▶ [DATA SHOWN]
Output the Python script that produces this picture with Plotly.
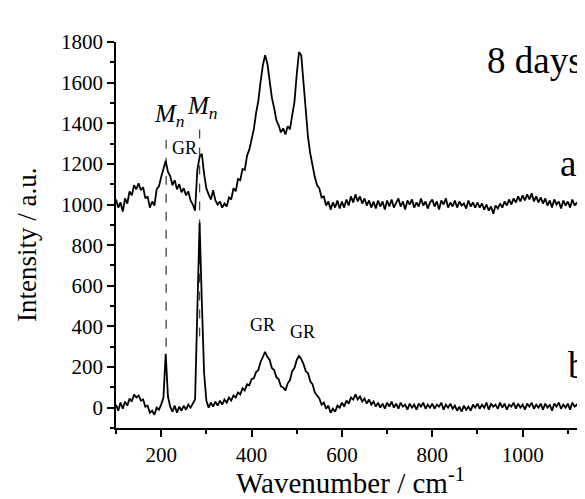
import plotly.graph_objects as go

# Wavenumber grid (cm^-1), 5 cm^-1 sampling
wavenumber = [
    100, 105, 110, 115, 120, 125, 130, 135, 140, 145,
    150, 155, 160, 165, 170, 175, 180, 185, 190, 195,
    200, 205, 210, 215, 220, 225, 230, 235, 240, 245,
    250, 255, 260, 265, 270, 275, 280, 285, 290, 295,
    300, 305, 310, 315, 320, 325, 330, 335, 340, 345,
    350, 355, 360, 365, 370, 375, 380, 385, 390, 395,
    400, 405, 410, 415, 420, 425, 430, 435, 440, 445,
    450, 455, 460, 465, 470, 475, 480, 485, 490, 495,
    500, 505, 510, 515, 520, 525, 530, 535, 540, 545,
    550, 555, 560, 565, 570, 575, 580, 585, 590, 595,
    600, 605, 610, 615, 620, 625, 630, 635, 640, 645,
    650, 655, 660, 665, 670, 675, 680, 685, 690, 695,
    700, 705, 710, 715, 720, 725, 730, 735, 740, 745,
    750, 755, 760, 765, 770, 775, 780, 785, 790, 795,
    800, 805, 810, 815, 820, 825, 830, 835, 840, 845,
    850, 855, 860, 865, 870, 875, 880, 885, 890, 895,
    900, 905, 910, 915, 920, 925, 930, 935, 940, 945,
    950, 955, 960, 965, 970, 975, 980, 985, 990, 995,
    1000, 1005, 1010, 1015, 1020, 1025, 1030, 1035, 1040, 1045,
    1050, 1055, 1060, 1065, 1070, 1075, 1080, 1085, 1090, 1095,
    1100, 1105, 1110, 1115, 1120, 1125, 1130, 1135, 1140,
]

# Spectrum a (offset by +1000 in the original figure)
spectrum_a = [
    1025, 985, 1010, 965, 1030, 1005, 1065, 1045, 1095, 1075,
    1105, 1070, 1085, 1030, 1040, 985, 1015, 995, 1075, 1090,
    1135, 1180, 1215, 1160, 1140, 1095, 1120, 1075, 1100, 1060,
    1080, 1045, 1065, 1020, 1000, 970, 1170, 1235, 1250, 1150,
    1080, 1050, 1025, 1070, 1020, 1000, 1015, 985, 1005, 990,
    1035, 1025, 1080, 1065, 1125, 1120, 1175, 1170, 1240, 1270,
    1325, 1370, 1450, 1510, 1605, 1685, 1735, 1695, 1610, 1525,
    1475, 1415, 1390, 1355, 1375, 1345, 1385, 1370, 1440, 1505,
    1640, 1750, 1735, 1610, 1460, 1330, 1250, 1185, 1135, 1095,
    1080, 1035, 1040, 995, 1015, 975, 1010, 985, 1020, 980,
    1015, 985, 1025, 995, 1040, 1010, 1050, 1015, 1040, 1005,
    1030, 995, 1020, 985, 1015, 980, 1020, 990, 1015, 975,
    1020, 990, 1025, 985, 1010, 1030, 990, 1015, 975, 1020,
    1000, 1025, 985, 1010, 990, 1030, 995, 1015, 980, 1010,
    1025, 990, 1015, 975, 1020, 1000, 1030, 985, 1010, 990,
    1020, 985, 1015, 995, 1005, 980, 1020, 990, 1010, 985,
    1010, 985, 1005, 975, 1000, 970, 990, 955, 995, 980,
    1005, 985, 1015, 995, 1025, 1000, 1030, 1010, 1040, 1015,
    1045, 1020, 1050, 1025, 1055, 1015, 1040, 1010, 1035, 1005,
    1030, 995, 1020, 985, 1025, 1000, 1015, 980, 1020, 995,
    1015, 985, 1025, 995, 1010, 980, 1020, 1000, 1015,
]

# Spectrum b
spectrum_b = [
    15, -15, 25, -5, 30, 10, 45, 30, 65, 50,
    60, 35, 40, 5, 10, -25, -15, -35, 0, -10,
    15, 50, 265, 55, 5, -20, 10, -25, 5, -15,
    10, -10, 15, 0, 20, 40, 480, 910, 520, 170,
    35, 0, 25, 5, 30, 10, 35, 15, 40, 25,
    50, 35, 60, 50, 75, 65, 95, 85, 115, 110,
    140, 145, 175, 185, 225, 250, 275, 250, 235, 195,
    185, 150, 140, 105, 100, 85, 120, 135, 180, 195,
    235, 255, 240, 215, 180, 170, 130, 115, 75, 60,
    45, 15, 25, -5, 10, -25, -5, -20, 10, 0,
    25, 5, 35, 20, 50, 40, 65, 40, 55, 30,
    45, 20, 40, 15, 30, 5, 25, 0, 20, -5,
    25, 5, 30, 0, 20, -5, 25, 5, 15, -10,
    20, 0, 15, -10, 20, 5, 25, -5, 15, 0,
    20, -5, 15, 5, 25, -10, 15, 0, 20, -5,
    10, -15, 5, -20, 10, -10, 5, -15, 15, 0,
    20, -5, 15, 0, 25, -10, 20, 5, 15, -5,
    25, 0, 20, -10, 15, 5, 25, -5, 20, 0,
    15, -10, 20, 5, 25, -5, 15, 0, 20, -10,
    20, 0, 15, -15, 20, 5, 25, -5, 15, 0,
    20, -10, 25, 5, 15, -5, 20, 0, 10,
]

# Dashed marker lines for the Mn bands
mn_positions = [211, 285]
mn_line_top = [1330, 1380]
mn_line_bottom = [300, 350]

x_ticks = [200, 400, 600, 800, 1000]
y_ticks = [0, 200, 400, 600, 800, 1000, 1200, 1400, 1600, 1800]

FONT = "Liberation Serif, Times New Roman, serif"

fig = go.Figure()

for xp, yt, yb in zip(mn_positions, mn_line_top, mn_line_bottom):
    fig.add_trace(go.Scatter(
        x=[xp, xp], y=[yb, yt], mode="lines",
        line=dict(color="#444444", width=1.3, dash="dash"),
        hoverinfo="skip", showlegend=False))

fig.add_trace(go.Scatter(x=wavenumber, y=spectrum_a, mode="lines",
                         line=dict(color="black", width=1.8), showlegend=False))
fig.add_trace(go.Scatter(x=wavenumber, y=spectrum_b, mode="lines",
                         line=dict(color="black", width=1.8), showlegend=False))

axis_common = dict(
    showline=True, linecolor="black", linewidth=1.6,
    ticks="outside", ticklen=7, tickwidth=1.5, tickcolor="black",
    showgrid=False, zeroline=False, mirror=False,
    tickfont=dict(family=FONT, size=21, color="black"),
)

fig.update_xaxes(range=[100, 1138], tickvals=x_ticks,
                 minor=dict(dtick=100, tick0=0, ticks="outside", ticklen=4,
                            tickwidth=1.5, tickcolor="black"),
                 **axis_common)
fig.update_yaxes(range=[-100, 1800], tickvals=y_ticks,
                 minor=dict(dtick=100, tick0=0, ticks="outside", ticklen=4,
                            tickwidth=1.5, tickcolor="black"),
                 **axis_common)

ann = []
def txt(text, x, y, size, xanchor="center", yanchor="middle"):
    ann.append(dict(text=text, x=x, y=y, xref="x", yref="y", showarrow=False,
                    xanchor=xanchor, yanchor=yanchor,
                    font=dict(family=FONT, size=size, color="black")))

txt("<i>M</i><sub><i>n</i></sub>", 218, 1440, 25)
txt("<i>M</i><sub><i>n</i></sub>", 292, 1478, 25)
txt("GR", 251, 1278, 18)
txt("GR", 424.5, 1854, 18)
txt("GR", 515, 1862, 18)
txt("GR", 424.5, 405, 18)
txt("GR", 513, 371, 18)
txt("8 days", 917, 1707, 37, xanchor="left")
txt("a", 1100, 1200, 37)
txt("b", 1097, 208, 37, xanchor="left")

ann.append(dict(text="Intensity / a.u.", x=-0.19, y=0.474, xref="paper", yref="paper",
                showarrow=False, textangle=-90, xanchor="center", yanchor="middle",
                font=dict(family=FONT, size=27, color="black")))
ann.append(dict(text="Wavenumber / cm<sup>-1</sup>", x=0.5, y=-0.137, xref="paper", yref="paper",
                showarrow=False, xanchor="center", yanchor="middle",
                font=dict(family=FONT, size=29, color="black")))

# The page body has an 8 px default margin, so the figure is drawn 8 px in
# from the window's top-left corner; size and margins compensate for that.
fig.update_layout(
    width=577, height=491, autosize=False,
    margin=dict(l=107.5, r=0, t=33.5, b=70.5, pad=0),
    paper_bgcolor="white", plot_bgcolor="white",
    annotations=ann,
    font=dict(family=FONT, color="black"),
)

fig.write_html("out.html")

* * *

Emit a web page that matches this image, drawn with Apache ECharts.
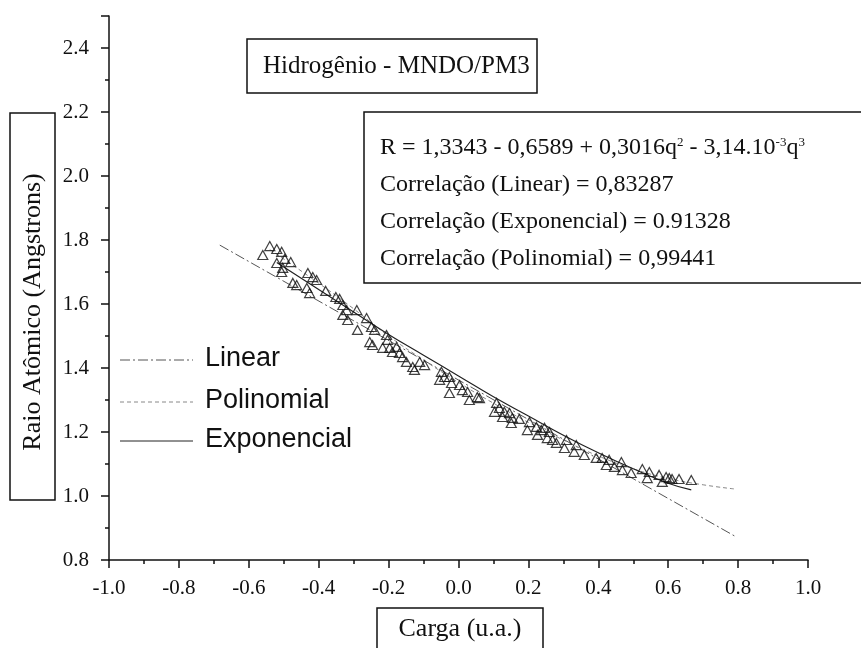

▶ [GIVEN TASK] Copy every line that includes the string "page" from the material above.

▶ [ANSWER TO THE EXERCISE]
# The page body has an 8 px default margin, so the figure is drawn 8 px in
Emit a web page that matches this image, drawn with Apache ECharts.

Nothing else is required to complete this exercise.